The objective is not protection for its own sake. It is to preserve a critical Canadian industry, safeguard skilled jobs, and ensure that Canada retains the ability to produce the wire and cable essential to its housing, utilities, and energy infrastructure. Canada has already recognized the strategic importance of steel; the manufacturers are asking that copper and aluminum wire and cable be treated with the same seriousness.​

What this means for contractors, engineers, and distributors

Everyone who designs, builds, and supplies electrical systems has a stake in this issue.​

Electrical contractors and plant electricians rely on consistent, standards‑compliant cable to avoid failures, rework, and unsafe installations. Ultra‑low‑priced imports create pressure to choose on price alone, even when quality systems and long‑term reliability are uncertain.​

Consulting engineers have a professional duty of care that increasingly extends to the origin, quality, and traceability of the materials they specify. The cable behind a single line on a drawing is a critical safety and performance component, not a commodity afterthought.​

Electrical distributors are gatekeepers for what actually enters the Canadian market. Their stocking and sourcing decisions directly influence whether Canadian manufacturing capacity survives this current wave or is hollowed out in favour of offshore producers.​

Choosing Canadian‑made cable is not just an economic preference. It is a practical step toward safer installations, more reliable operations, and a more resilient supply chain for the projects that cannot afford failure.​

Who is standing behind this call

This initiative is led by the Wire and Cable Manufacturers of Canada, whose members collectively represent the vast majority of Canada’s copper and aluminum wire and cable production.

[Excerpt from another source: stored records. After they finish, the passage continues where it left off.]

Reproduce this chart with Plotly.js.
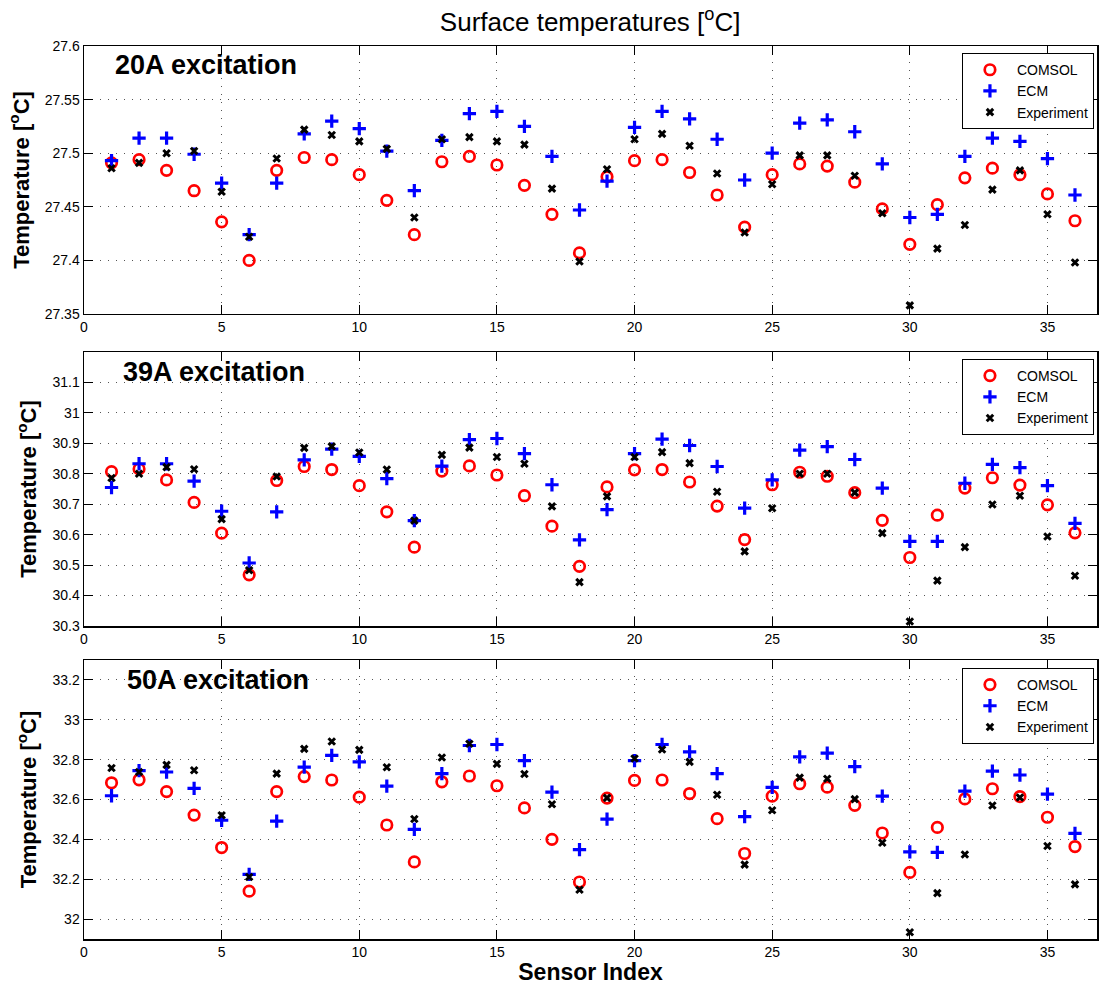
<!DOCTYPE html>
<html>
<head>
<meta charset="utf-8">
<script src="https://cdn.plot.ly/plotly-3.0.1.min.js"></script>
<style>
  html, body { margin: 0; padding: 0; background: #fff; }
  #chart { width: 1099px; height: 985px; }
</style>
</head>
<body>
<div id="chart"></div>
<script>
// Sensor positions 1..36
const sensorIndex = Array.from({length: 36}, (_, i) => i + 1);

// 20 A excitation
const comsol20 = [27.491, 27.494, 27.484, 27.465, 27.436, 27.400, 27.484, 27.496, 27.494, 27.480, 27.456, 27.424,
                  27.492, 27.497, 27.489, 27.470, 27.443, 27.407, 27.478, 27.493, 27.494, 27.482, 27.461, 27.431,
                  27.480, 27.490, 27.488, 27.473, 27.448, 27.415, 27.452, 27.477, 27.486, 27.480, 27.462, 27.437];
const ecm20 =    [27.493, 27.514, 27.514, 27.499, 27.472, 27.424, 27.472, 27.518, 27.530, 27.523, 27.502, 27.465,
                  27.512, 27.537, 27.539, 27.525, 27.497, 27.447, 27.474, 27.524, 27.539, 27.532, 27.513, 27.475,
                  27.500, 27.528, 27.531, 27.520, 27.490, 27.440, 27.443, 27.497, 27.514, 27.511, 27.495, 27.461];
const exp20 =    [27.486, 27.491, 27.500, 27.502, 27.464, 27.422, 27.495, 27.522, 27.517, 27.511, 27.504, 27.440,
                  27.513, 27.515, 27.511, 27.508, 27.467, 27.399, 27.485, 27.513, 27.518, 27.507, 27.481, 27.426,
                  27.471, 27.498, 27.498, 27.479, 27.444, 27.358, 27.411, 27.433, 27.466, 27.484, 27.443, 27.398];

// 39 A excitation
const comsol39 = [30.807, 30.816, 30.780, 30.706, 30.605, 30.468, 30.778, 30.824, 30.814, 30.761, 30.675, 30.559,
                  30.809, 30.826, 30.796, 30.728, 30.628, 30.496, 30.757, 30.813, 30.814, 30.773, 30.694, 30.584,
                  30.764, 30.805, 30.792, 30.738, 30.647, 30.525, 30.664, 30.753, 30.787, 30.763, 30.698, 30.606];
const ecm39 =    [30.755, 30.833, 30.833, 30.776, 30.677, 30.507, 30.675, 30.846, 30.881, 30.857, 30.784, 30.646,
                  30.825, 30.912, 30.916, 30.866, 30.764, 30.583, 30.682, 30.866, 30.914, 30.893, 30.824, 30.687,
                  30.780, 30.878, 30.889, 30.847, 30.753, 30.578, 30.578, 30.769, 30.831, 30.820, 30.761, 30.637];
const exp39 =    [30.786, 30.800, 30.822, 30.815, 30.651, 30.483, 30.791, 30.885, 30.890, 30.870, 30.814, 30.646,
                  30.862, 30.886, 30.855, 30.833, 30.693, 30.444, 30.726, 30.855, 30.871, 30.835, 30.741, 30.545,
                  30.687, 30.800, 30.800, 30.738, 30.605, 30.315, 30.449, 30.559, 30.699, 30.728, 30.594, 30.465];

// 50 A excitation
const comsol50 = [32.684, 32.699, 32.640, 32.522, 32.359, 32.140, 32.640, 32.715, 32.698, 32.612, 32.472, 32.287,
                  32.689, 32.718, 32.669, 32.558, 32.400, 32.186, 32.607, 32.696, 32.698, 32.630, 32.504, 32.329,
                  32.617, 32.679, 32.662, 32.571, 32.432, 32.234, 32.460, 32.603, 32.654, 32.615, 32.511, 32.364];
const ecm50 =    [32.619, 32.745, 32.738, 32.656, 32.496, 32.224, 32.492, 32.763, 32.822, 32.789, 32.667, 32.450,
                  32.730, 32.871, 32.876, 32.795, 32.637, 32.349, 32.502, 32.795, 32.876, 32.839, 32.730, 32.514,
                  32.661, 32.814, 32.833, 32.765, 32.617, 32.337, 32.335, 32.642, 32.742, 32.723, 32.627, 32.430];
const exp50 =    [32.758, 32.738, 32.774, 32.747, 32.521, 32.211, 32.730, 32.854, 32.891, 32.849, 32.762, 32.502,
                  32.811, 32.880, 32.779, 32.728, 32.576, 32.147, 32.608, 32.806, 32.851, 32.789, 32.624, 32.273,
                  32.546, 32.710, 32.704, 32.602, 32.383, 31.934, 32.130, 32.324, 32.570, 32.610, 32.367, 32.174];

// Axis ticks
const xTicks = [0, 5, 10, 15, 20, 25, 30, 35];
const yTicks20 = [27.35, 27.4, 27.45, 27.5, 27.55, 27.6];
const yTicks39 = [30.3, 30.4, 30.5, 30.6, 30.7, 30.8, 30.9, 31, 31.1];
const yTicks50 = [32, 32.2, 32.4, 32.6, 32.8, 33, 33.2];

const panelLabels = ['20A excitation', '39A excitation', '50A excitation'];
const seriesNames = ['COMSOL', 'ECM', 'Experiment'];

const FONT = 'Liberation Sans, Arial, Helvetica, sans-serif';

const markerStyles = [
  {symbol: 'circle-open', size: 10.5, color: '#ff0000', line: {color: '#ff0000', width: 2.7}},
  {symbol: 'cross-thin-open', size: 9.5, color: '#0000ff', line: {color: '#0000ff', width: 3.2}},
  {symbol: 'x-thin-open', size: 6.5, color: '#000000', line: {color: '#000000', width: 3}}
];

const panels = [
  {series: [comsol20, ecm20, exp20], ticks: yTicks20, range: [27.35, 27.6]},
  {series: [comsol39, ecm39, exp39], ticks: yTicks39, range: [30.3, 31.2]},
  {series: [comsol50, ecm50, exp50], ticks: yTicks50, range: [31.9, 33.3]}
];

const traces = [];
panels.forEach((p, pi) => {
  const suffix = pi === 0 ? '' : String(pi + 1);
  p.series.forEach((vals, si) => {
    traces.push({
      type: 'scatter',
      mode: 'markers',
      x: sensorIndex,
      y: vals,
      name: seriesNames[si],
      xaxis: 'x' + suffix,
      yaxis: 'y' + suffix,
      legend: 'legend' + suffix,
      marker: markerStyles[si],
      cliponaxis: false
    });
  });
});

// vertical domains of the three stacked panels
const domains = [[0.6999, 1.0], [0.3505, 0.6573], [0.0, 0.3124]];

function xAxis(pi) {
  const ax = {
    domain: [0, 1],
    range: [0, 36.8],
    tickvals: xTicks,
    ticktext: xTicks.map(String),
    ticks: 'inside',
    ticklen: 9,
    tickwidth: 1,
    tickcolor: '#000',
    showline: true,
    linecolor: '#000',
    linewidth: 1.5,
    mirror: 'ticks',
    showgrid: true,
    gridcolor: '#555',
    gridwidth: 1,
    griddash: '1px,7px',
    zeroline: false,
    tickfont: {family: FONT, size: 14, color: '#000'},
    anchor: pi === 0 ? 'y' : 'y' + (pi + 1)
  };
  if (pi === 2) {
    ax.title = {text: 'Sensor Index', font: {family: FONT, size: 23, color: '#000', weight: 'bold'}, standoff: 1};
  }
  return ax;
}

function yAxis(pi) {
  const p = panels[pi];
  return {
    domain: domains[pi],
    range: p.range,
    tickvals: p.ticks,
    ticktext: p.ticks.map(String),
    ticks: 'inside',
    ticklen: 9,
    tickwidth: 1,
    tickcolor: '#000',
    showline: true,
    linecolor: '#000',
    linewidth: 1.5,
    mirror: 'ticks',
    showgrid: true,
    gridcolor: '#555',
    gridwidth: 1,
    griddash: '1px,7px',
    zeroline: false,
    tickfont: {family: FONT, size: 14, color: '#000'},
    title: {text: 'Temperature [<sup>o</sup>C]', font: {family: FONT, size: 22, color: '#000', weight: 'bold'}, standoff: 9},
    anchor: pi === 0 ? 'x' : 'x' + (pi + 1)
  };
}

function legendBox(yTop) {
  return {
    x: 0.997, y: yTop, xanchor: 'right', yanchor: 'top',
    bgcolor: '#fff', bordercolor: '#000', borderwidth: 1,
    font: {family: FONT, size: 14, color: '#000'},
    itemwidth: 44,
    tracegroupgap: 0
  };
}

const labelY = [0.929, 0.927, 0.928];
const labelX = [0.029, 0.037, 0.040];
const annotations = panelLabels.map((t, pi) => ({
  text: t,
  xref: (pi === 0 ? 'x' : 'x' + (pi + 1)) + ' domain',
  yref: (pi === 0 ? 'y' : 'y' + (pi + 1)) + ' domain',
  x: labelX[pi], y: labelY[pi],
  xanchor: 'left', yanchor: 'middle',
  showarrow: false,
  font: {family: FONT, size: 27, color: '#000', weight: 'bold'}
}));

const layout = {
  width: 1099,
  height: 985,
  paper_bgcolor: '#fff',
  plot_bgcolor: '#fff',
  margin: {l: 84, r: 2, t: 46, b: 46},
  showlegend: true,
  title: {
    text: 'Surface temperatures [<sup>o</sup>C]',
    font: {family: FONT, size: 26, color: '#000'},
    x: 0.537, xanchor: 'center',
    y: 0.978, yanchor: 'middle', yref: 'container'
  },
  xaxis: xAxis(0), xaxis2: xAxis(1), xaxis3: xAxis(2),
  yaxis: yAxis(0), yaxis2: yAxis(1), yaxis3: yAxis(2),
  legend: legendBox(0.992),
  legend2: legendBox(0.6495),
  legend3: legendBox(0.3035),
  annotations: annotations
};

Plotly.newPlot('chart', traces, layout, {displayModeBar: false, staticPlot: true});
</script>
</body>
</html>
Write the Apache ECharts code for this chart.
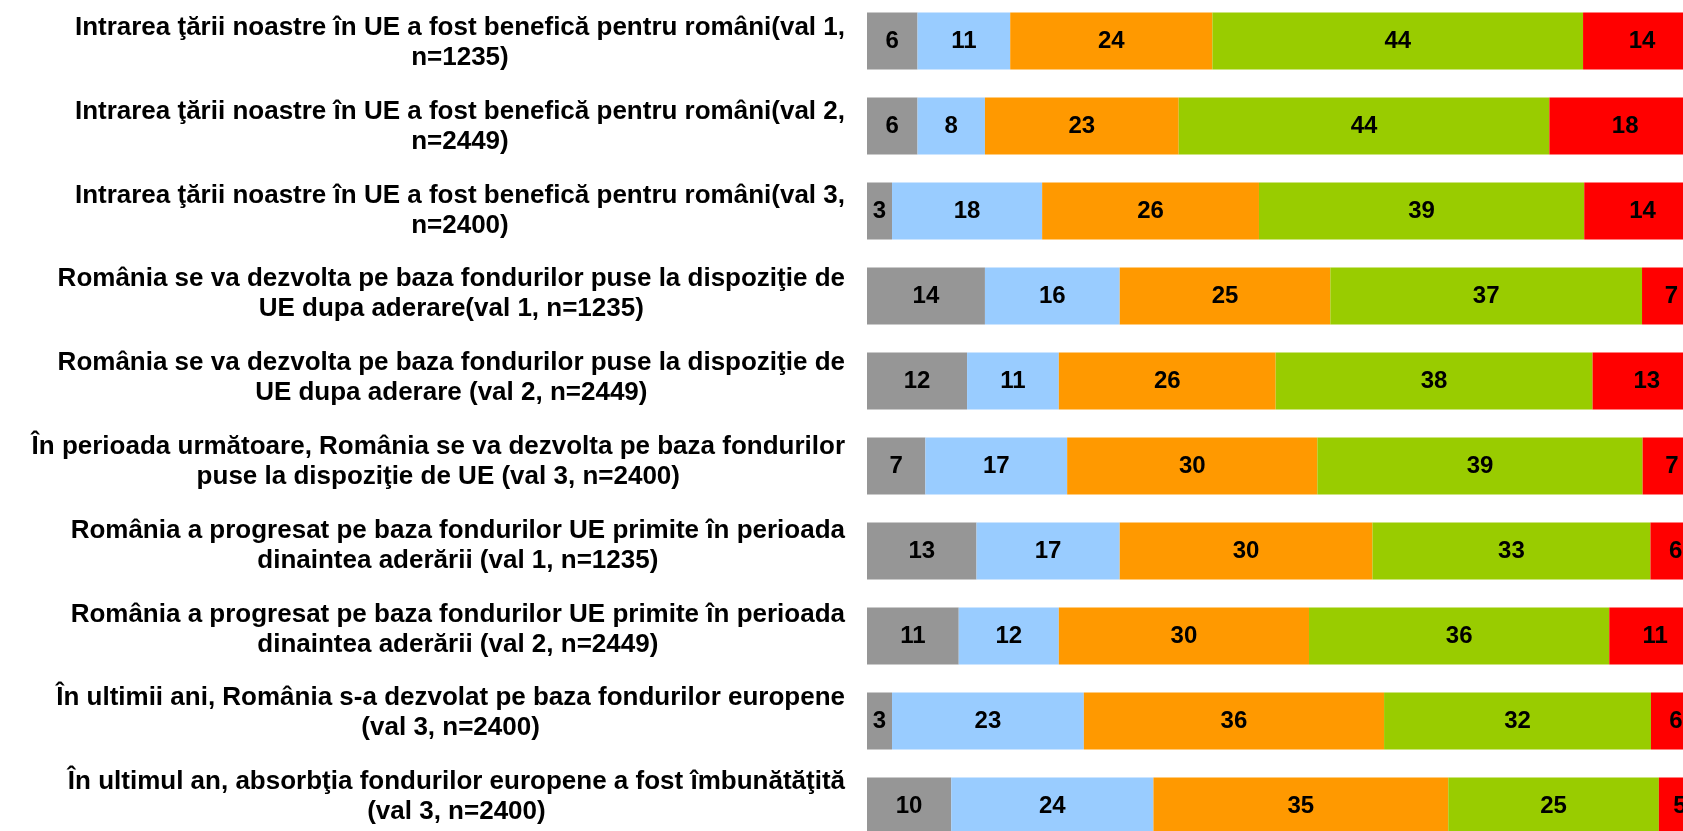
<!DOCTYPE html>
<html>
<head>
<meta charset="utf-8">
<title>Fonduri UE</title>
<script src="https://cdn.jsdelivr.net/npm/echarts@6/dist/echarts.min.js"></script>
<style>
  html, body { margin: 0; padding: 0; background: #fff; }
  #chart { width: 1683px; height: 831px; }
</style>
</head>
<body>
<div id="chart"></div>
<script>
const categories = [
  'Intrarea ţării noastre în UE a fost benefică pentru români(val 1,\nn=1235)',
  'Intrarea ţării noastre în UE a fost benefică pentru români(val 2,\nn=2449)',
  'Intrarea ţării noastre în UE a fost benefică pentru români(val 3,\nn=2400)',
  'România se va dezvolta pe baza fondurilor puse la dispoziţie de\nUE dupa aderare(val 1, n=1235)',
  'România se va dezvolta pe baza fondurilor puse la dispoziţie de\nUE dupa aderare (val 2, n=2449)',
  'În perioada următoare, România se va dezvolta pe baza fondurilor\npuse la dispoziţie de UE (val 3, n=2400)',
  'România a progresat pe baza fondurilor UE primite în perioada\ndinaintea aderării (val 1, n=1235)',
  'România a progresat pe baza fondurilor UE primite în perioada\ndinaintea aderării (val 2, n=2449)',
  'În ultimii ani, România s-a dezvolat pe baza fondurilor europene\n(val 3, n=2400)',
  'În ultimul an, absorbţia fondurilor europene a fost îmbunătăţită\n(val 3, n=2400)'
]

const seriesGray = [6, 6, 3, 14, 12, 7, 13, 11, 3, 10]
const seriesBlue = [11, 8, 18, 16, 11, 17, 17, 12, 23, 24]
const seriesOrange = [24, 23, 26, 25, 26, 30, 30, 30, 36, 35]
const seriesGreen = [44, 44, 39, 37, 38, 39, 33, 36, 32, 25]
const seriesRed = [14, 18, 14, 7, 13, 7, 6, 11, 6, 5]

const allSeries = [
  { name: 's1', color: '#969696', values: seriesGray },
  { name: 's2', color: '#99ccff', values: seriesBlue },
  { name: 's3', color: '#ff9900', values: seriesOrange },
  { name: 's4', color: '#99cc00', values: seriesGreen },
  { name: 's5', color: '#ff0000', values: seriesRed }
]

// 100% stacked: each row is scaled to its own total
const rowTotals = categories.map((c, i) => allSeries.reduce((s, ser) => s + ser.values[i], 0))

const font = '"Liberation Sans", Arial, sans-serif'

const chart = echarts.init(document.getElementById('chart'))
const options = {
  animation: false,
  // grid 0 holds the bars, grid 1 only carries the category labels
  // (the labels in the original are spaced a little tighter than the bars)
  grid: [
    { outerBoundsMode: 'none', left: 867, top: -1.5, width: 834, height: 850 },
    { outerBoundsMode: 'none', left: 867, top: 1, width: 834, height: 838 }
  ],
  xAxis: [
    { type: 'value', gridIndex: 0, min: 0, max: 100, show: false },
    { type: 'value', gridIndex: 1, min: 0, max: 100, show: false }
  ],
  yAxis: [
    {
      type: 'category',
      gridIndex: 0,
      inverse: true,
      data: categories,
      axisLine: { show: false },
      axisTick: { show: false },
      splitLine: { show: false },
      axisLabel: { show: false }
    },
    {
      type: 'category',
      gridIndex: 1,
      inverse: true,
      data: categories,
      axisLine: { show: false },
      axisTick: { show: false },
      splitLine: { show: false },
      axisLabel: {
        interval: 0,
        margin: 22,
        formatter: function (value) {
          return value.split('\n').map(l => '{c|' + l + '}').join('\n')
        },
        rich: {
          c: {
            align: 'center',
            fontSize: 26,
            fontWeight: 'bold',
            fontFamily: font,
            color: '#000',
            lineHeight: 30
          }
        }
      }
    }
  ],
  series: allSeries.map(ser => ({
    name: ser.name,
    type: 'bar',
    stack: 'total',
    xAxisIndex: 0,
    yAxisIndex: 0,
    barWidth: 57,
    itemStyle: { color: ser.color },
    label: {
      show: true,
      position: 'inside',
      color: '#000',
      fontSize: 24,
      fontWeight: 'bold',
      fontFamily: font,
      formatter: p => String(ser.values[p.dataIndex])
    },
    data: ser.values.map((v, i) => v / rowTotals[i] * 100)
  }))
}

chart.setOption(options)
</script>
</body>
</html>
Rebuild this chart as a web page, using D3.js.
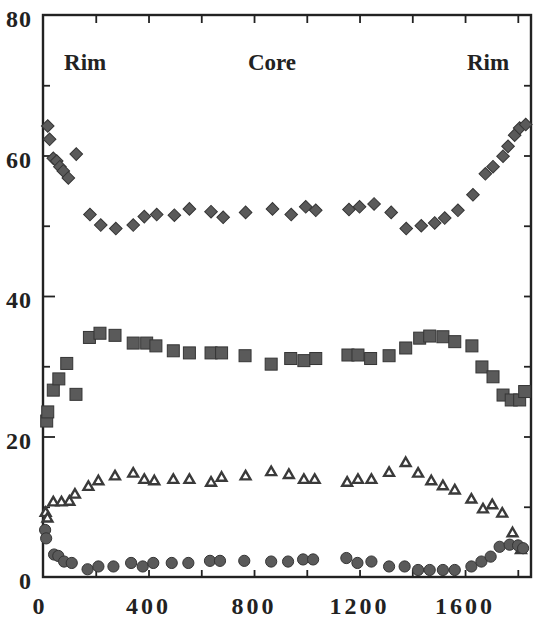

The signatories to the letter include:​

Shawflex
Deca Cables
Northern Cables Inc.
PTI Cables Inc.
Domtech Inc.
Essex Solutions Canada
Electro Cables Inc.
Nexans Canada

Together, these companies span multiple provinces and communities, operating plants and facilities that anchor local economies and supply critical product to every region of the country.​

How you can help keep Canada wired

Everyone involved in Canada’s electrical ecosystem has a role to play in keeping this strategic capacity alive:​

On every specification, drawing, submittal, and purchase order, ask where the cable is made and how its quality is assured.​
Where possible, specify and request Canadian‑made cable for residential, commercial, industrial, utility, data centre, and infrastructure projects.​
As a distributor, review your line card and sourcing practices to ensure that Canadian producers are visible, supported, and available to your customers.​
As an industry stakeholder, support federal policy measures that recognize copper and aluminum wire and cable as strategic products and that address this current scenario in a targeted, rules‑based way.​

Canada is on the cusp of a massive build‑out of housing, clean energy, and electrified infrastructure. Ensuring that the wire at the heart of this transformation is made in Canada—by Canadians, for Canadians—is essential to keeping the country wired, working, and resilient for decades to come.